**DATASET SECTION:**
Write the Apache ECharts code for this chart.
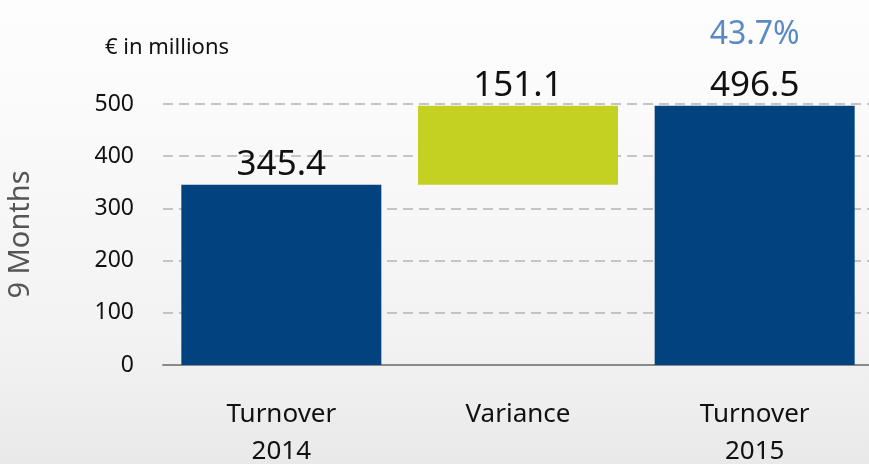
<!DOCTYPE html>
<html>
<head>
<meta charset="utf-8">
<script src="https://cdn.jsdelivr.net/npm/echarts@6/dist/echarts.min.js"></script>
<style>
  html, body { margin: 0; padding: 0; }
  #chart {
    width: 869px;
    height: 464px;
    background: linear-gradient(to bottom, #fdfdfd 0%, #fbfbfb 20%, #f2f2f2 75%, #e9e9e9 100%);
  }
</style>
</head>
<body>
<div id="chart"></div>
<script>
// chart data
const categories = ['Turnover\n2014', 'Variance', 'Turnover\n2015']
const baseValues = [0, 345.4, 0]
const barValues = [345.4, 151.1, 496.5]
const changeLabels = ['', '', '43.7%']
const yTicks = [0, 100, 200, 300, 400, 500]

const barColors = ['#02437f', '#c4d022', '#02437f']
const font = 'Noto Sans'

const chart = echarts.init(document.getElementById('chart'))
chart.setOption({
  animation: false,
  textStyle: { fontFamily: font },
  title: {
    text: '€ in millions',
    left: 100,
    top: 32,
    textStyle: { fontFamily: font, fontSize: 22, fontWeight: 'normal', color: '#111' }
  },
  grid: { left: 163, right: -4, top: 104, bottom: 99, containLabel: false, outerBoundsMode: 'none' },
  xAxis: {
    type: 'category',
    data: categories,
    axisTick: { show: false },
    axisLine: { lineStyle: { color: '#8a8a8a', width: 2 } },
    axisLabel: { fontSize: 26, color: '#111', lineHeight: 37, margin: 31 }
  },
  yAxis: {
    type: 'value',
    min: yTicks[0],
    max: yTicks[yTicks.length - 1],
    interval: 100,
    name: '9 Months',
    nameLocation: 'middle',
    nameRotate: 90,
    nameGap: 128,
    nameTextStyle: { fontSize: 29, color: '#555' },
    axisLine: { show: false },
    axisTick: { show: false },
    axisLabel: { fontSize: 23, color: '#111', margin: 29 },
    splitLine: { lineStyle: { color: '#c4c4c4', width: 2, type: [10, 6] } }
  },
  series: [
    {
      type: 'bar',
      stack: 'wf',
      barWidth: 200,
      silent: true,
      itemStyle: { color: 'transparent' },
      data: baseValues
    },
    {
      type: 'bar',
      stack: 'wf',
      barWidth: 200,
      data: barValues.map((v, i) => ({ value: v, itemStyle: { color: barColors[i] } })),
      label: {
        show: true,
        position: 'top',
        distance: 1,
        formatter: p => {
          const c = changeLabels[p.dataIndex]
          return (c ? '{p|' + c + '}\n' : '') + '{v|' + p.value + '}'
        },
        rich: {
          v: { fontSize: 35, color: '#111', fontFamily: font, lineHeight: 38 },
          p: { fontSize: 32, color: '#5a89c4', fontFamily: font, lineHeight: 48, verticalAlign: 'top' }
        }
      }
    }
  ]
})
</script>
</body>
</html>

**REQUIRED TASK:**
Give again, word for word, every line from the top of the data through the line with "const font = 'Noto Sans'", both ends included, and exclude the pictures.

**COMPLETED EXERCISE:**
Write the Apache ECharts code for this chart.
<!DOCTYPE html>
<html>
<head>
<meta charset="utf-8">
<script src="https://cdn.jsdelivr.net/npm/echarts@6/dist/echarts.min.js"></script>
<style>
  html, body { margin: 0; padding: 0; }
  #chart {
    width: 869px;
    height: 464px;
    background: linear-gradient(to bottom, #fdfdfd 0%, #fbfbfb 20%, #f2f2f2 75%, #e9e9e9 100%);
  }
</style>
</head>
<body>
<div id="chart"></div>
<script>
// chart data
const categories = ['Turnover\n2014', 'Variance', 'Turnover\n2015']
const baseValues = [0, 345.4, 0]
const barValues = [345.4, 151.1, 496.5]
const changeLabels = ['', '', '43.7%']
const yTicks = [0, 100, 200, 300, 400, 500]

const barColors = ['#02437f', '#c4d022', '#02437f']
const font = 'Noto Sans'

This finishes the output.